++++ Records for processing ++++
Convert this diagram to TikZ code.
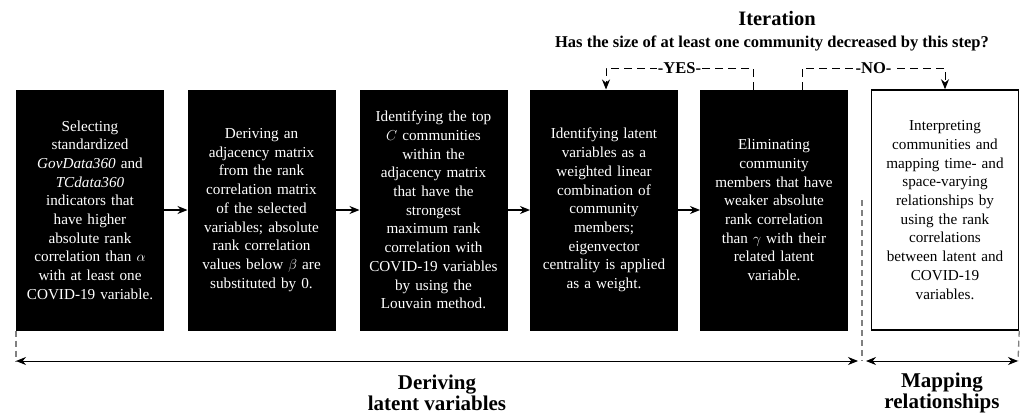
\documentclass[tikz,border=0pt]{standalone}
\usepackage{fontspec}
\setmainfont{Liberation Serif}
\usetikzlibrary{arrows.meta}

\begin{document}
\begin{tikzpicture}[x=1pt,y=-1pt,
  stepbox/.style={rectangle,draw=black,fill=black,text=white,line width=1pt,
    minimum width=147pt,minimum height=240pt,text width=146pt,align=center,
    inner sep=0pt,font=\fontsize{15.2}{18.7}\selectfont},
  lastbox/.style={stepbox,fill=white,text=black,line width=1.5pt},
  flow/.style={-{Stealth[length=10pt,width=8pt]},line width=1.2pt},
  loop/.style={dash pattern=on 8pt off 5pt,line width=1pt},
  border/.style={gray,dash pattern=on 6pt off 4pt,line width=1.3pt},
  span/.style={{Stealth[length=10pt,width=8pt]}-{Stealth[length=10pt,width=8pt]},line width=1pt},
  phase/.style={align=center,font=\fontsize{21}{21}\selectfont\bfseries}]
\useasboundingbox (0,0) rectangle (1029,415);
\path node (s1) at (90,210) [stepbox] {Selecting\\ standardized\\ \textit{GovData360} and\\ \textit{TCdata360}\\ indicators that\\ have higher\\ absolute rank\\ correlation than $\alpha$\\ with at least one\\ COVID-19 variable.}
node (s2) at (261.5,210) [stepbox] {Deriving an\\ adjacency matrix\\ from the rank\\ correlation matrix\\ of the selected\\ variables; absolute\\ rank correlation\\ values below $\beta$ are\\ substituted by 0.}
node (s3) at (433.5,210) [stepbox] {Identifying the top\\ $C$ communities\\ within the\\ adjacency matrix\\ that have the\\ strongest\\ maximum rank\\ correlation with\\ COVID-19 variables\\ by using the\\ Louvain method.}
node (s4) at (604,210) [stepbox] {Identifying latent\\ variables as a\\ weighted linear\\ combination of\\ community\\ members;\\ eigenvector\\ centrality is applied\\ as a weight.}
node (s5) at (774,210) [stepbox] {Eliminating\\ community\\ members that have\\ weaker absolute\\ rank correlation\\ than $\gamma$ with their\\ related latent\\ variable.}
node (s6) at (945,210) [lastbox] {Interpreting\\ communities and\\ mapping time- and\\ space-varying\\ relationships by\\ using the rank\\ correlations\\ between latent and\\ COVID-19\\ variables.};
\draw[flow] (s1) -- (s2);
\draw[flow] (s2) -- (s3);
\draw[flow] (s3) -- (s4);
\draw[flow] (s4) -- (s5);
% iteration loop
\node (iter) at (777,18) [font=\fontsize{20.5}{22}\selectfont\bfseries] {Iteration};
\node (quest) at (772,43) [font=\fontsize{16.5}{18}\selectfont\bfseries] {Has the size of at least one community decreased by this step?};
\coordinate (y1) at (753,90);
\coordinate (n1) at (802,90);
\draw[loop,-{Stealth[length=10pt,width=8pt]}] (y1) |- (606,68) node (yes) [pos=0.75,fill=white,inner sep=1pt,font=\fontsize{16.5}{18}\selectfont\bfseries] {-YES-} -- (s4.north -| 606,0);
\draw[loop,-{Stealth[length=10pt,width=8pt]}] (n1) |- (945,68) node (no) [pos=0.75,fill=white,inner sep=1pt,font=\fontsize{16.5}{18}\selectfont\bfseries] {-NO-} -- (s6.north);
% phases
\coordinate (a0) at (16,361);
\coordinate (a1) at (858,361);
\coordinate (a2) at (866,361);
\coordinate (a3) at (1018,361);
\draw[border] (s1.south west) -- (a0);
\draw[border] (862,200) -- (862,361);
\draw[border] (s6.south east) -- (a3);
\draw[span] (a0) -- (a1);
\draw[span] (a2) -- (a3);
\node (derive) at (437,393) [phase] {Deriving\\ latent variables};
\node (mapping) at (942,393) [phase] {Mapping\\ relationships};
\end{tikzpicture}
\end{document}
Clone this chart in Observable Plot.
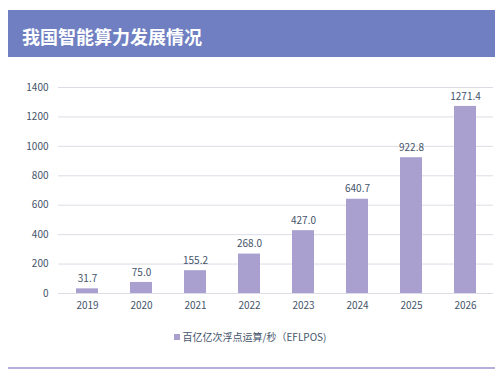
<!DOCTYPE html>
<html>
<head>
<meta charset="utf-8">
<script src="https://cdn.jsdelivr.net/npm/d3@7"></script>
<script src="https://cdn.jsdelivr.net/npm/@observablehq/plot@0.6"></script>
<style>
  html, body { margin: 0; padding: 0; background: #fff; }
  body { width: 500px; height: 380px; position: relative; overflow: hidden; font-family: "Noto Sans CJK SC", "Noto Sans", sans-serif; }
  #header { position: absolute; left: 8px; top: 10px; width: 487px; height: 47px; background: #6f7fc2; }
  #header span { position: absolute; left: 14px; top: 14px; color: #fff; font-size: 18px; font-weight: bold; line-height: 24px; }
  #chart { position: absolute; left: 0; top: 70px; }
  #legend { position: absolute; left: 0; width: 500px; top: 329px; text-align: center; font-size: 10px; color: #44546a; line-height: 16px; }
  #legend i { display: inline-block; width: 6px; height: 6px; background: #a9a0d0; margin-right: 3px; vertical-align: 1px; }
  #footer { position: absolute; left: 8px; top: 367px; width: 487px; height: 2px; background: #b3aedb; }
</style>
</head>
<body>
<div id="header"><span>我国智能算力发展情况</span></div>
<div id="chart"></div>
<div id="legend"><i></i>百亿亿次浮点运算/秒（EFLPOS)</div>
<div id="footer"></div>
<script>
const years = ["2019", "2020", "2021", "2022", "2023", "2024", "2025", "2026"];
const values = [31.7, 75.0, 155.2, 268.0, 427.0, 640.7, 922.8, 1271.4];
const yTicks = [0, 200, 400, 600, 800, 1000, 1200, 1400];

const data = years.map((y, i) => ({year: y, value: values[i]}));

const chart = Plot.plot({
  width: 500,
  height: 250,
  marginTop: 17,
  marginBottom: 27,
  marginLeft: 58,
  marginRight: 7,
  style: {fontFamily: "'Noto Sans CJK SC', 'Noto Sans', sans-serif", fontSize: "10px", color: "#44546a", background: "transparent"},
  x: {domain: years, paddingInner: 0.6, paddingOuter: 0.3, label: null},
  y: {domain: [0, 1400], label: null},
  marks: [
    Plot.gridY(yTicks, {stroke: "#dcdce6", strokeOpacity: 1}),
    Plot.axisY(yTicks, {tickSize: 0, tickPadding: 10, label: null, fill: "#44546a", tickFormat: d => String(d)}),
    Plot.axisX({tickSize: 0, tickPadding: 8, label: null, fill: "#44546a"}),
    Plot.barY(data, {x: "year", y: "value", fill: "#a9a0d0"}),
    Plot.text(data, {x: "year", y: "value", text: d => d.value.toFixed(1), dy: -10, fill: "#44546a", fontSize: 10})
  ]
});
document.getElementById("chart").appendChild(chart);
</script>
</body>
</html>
++++
What you have to do ::
Each record above is to be restated exactly, with its pictures removed from the copy.

Result for this exercise ::
Convert this diagram to TikZ code.
\documentclass[tikz,border=0pt]{standalone}
\usepackage{fontspec}
\setmainfont{Liberation Serif}
\usetikzlibrary{arrows.meta}

\begin{document}
\begin{tikzpicture}[x=1pt,y=-1pt,
  stepbox/.style={rectangle,draw=black,fill=black,text=white,line width=1pt,
    minimum width=147pt,minimum height=240pt,text width=146pt,align=center,
    inner sep=0pt,font=\fontsize{15.2}{18.7}\selectfont},
  lastbox/.style={stepbox,fill=white,text=black,line width=1.5pt},
  flow/.style={-{Stealth[length=10pt,width=8pt]},line width=1.2pt},
  loop/.style={dash pattern=on 8pt off 5pt,line width=1pt},
  border/.style={gray,dash pattern=on 6pt off 4pt,line width=1.3pt},
  span/.style={{Stealth[length=10pt,width=8pt]}-{Stealth[length=10pt,width=8pt]},line width=1pt},
  phase/.style={align=center,font=\fontsize{21}{21}\selectfont\bfseries}]
\useasboundingbox (0,0) rectangle (1029,415);
\path node (s1) at (90,210) [stepbox] {Selecting\\ standardized\\ \textit{GovData360} and\\ \textit{TCdata360}\\ indicators that\\ have higher\\ absolute rank\\ correlation than $\alpha$\\ with at least one\\ COVID-19 variable.}
node (s2) at (261.5,210) [stepbox] {Deriving an\\ adjacency matrix\\ from the rank\\ correlation matrix\\ of the selected\\ variables; absolute\\ rank correlation\\ values below $\beta$ are\\ substituted by 0.}
node (s3) at (433.5,210) [stepbox] {Identifying the top\\ $C$ communities\\ within the\\ adjacency matrix\\ that have the\\ strongest\\ maximum rank\\ correlation with\\ COVID-19 variables\\ by using the\\ Louvain method.}
node (s4) at (604,210) [stepbox] {Identifying latent\\ variables as a\\ weighted linear\\ combination of\\ community\\ members;\\ eigenvector\\ centrality is applied\\ as a weight.}
node (s5) at (774,210) [stepbox] {Eliminating\\ community\\ members that have\\ weaker absolute\\ rank correlation\\ than $\gamma$ with their\\ related latent\\ variable.}
node (s6) at (945,210) [lastbox] {Interpreting\\ communities and\\ mapping time- and\\ space-varying\\ relationships by\\ using the rank\\ correlations\\ between latent and\\ COVID-19\\ variables.};
\draw[flow] (s1) -- (s2);
\draw[flow] (s2) -- (s3);
\draw[flow] (s3) -- (s4);
\draw[flow] (s4) -- (s5);
% iteration loop
\node (iter) at (777,18) [font=\fontsize{20.5}{22}\selectfont\bfseries] {Iteration};
\node (quest) at (772,43) [font=\fontsize{16.5}{18}\selectfont\bfseries] {Has the size of at least one community decreased by this step?};
\coordinate (y1) at (753,90);
\coordinate (n1) at (802,90);
\draw[loop,-{Stealth[length=10pt,width=8pt]}] (y1) |- (606,68) node (yes) [pos=0.75,fill=white,inner sep=1pt,font=\fontsize{16.5}{18}\selectfont\bfseries] {-YES-} -- (s4.north -| 606,0);
\draw[loop,-{Stealth[length=10pt,width=8pt]}] (n1) |- (945,68) node (no) [pos=0.75,fill=white,inner sep=1pt,font=\fontsize{16.5}{18}\selectfont\bfseries] {-NO-} -- (s6.north);
% phases
\coordinate (a0) at (16,361);
\coordinate (a1) at (858,361);
\coordinate (a2) at (866,361);
\coordinate (a3) at (1018,361);
\draw[border] (s1.south west) -- (a0);
\draw[border] (862,200) -- (862,361);
\draw[border] (s6.south east) -- (a3);
\draw[span] (a0) -- (a1);
\draw[span] (a2) -- (a3);
\node (derive) at (437,393) [phase] {Deriving\\ latent variables};
\node (mapping) at (942,393) [phase] {Mapping\\ relationships};
\end{tikzpicture}
\end{document}
Clone this chart in Observable Plot.
<!DOCTYPE html>
<html>
<head>
<meta charset="utf-8">
<script src="https://cdn.jsdelivr.net/npm/d3@7"></script>
<script src="https://cdn.jsdelivr.net/npm/@observablehq/plot@0.6"></script>
<style>
  html, body { margin: 0; padding: 0; background: #fff; }
  body { width: 500px; height: 380px; position: relative; overflow: hidden; font-family: "Noto Sans CJK SC", "Noto Sans", sans-serif; }
  #header { position: absolute; left: 8px; top: 10px; width: 487px; height: 47px; background: #6f7fc2; }
  #header span { position: absolute; left: 14px; top: 14px; color: #fff; font-size: 18px; font-weight: bold; line-height: 24px; }
  #chart { position: absolute; left: 0; top: 70px; }
  #legend { position: absolute; left: 0; width: 500px; top: 329px; text-align: center; font-size: 10px; color: #44546a; line-height: 16px; }
  #legend i { display: inline-block; width: 6px; height: 6px; background: #a9a0d0; margin-right: 3px; vertical-align: 1px; }
  #footer { position: absolute; left: 8px; top: 367px; width: 487px; height: 2px; background: #b3aedb; }
</style>
</head>
<body>
<div id="header"><span>我国智能算力发展情况</span></div>
<div id="chart"></div>
<div id="legend"><i></i>百亿亿次浮点运算/秒（EFLPOS)</div>
<div id="footer"></div>
<script>
const years = ["2019", "2020", "2021", "2022", "2023", "2024", "2025", "2026"];
const values = [31.7, 75.0, 155.2, 268.0, 427.0, 640.7, 922.8, 1271.4];
const yTicks = [0, 200, 400, 600, 800, 1000, 1200, 1400];

const data = years.map((y, i) => ({year: y, value: values[i]}));

const chart = Plot.plot({
  width: 500,
  height: 250,
  marginTop: 17,
  marginBottom: 27,
  marginLeft: 58,
  marginRight: 7,
  style: {fontFamily: "'Noto Sans CJK SC', 'Noto Sans', sans-serif", fontSize: "10px", color: "#44546a", background: "transparent"},
  x: {domain: years, paddingInner: 0.6, paddingOuter: 0.3, label: null},
  y: {domain: [0, 1400], label: null},
  marks: [
    Plot.gridY(yTicks, {stroke: "#dcdce6", strokeOpacity: 1}),
    Plot.axisY(yTicks, {tickSize: 0, tickPadding: 10, label: null, fill: "#44546a", tickFormat: d => String(d)}),
    Plot.axisX({tickSize: 0, tickPadding: 8, label: null, fill: "#44546a"}),
    Plot.barY(data, {x: "year", y: "value", fill: "#a9a0d0"}),
    Plot.text(data, {x: "year", y: "value", text: d => d.value.toFixed(1), dy: -10, fill: "#44546a", fontSize: 10})
  ]
});
document.getElementById("chart").appendChild(chart);
</script>
</body>
</html>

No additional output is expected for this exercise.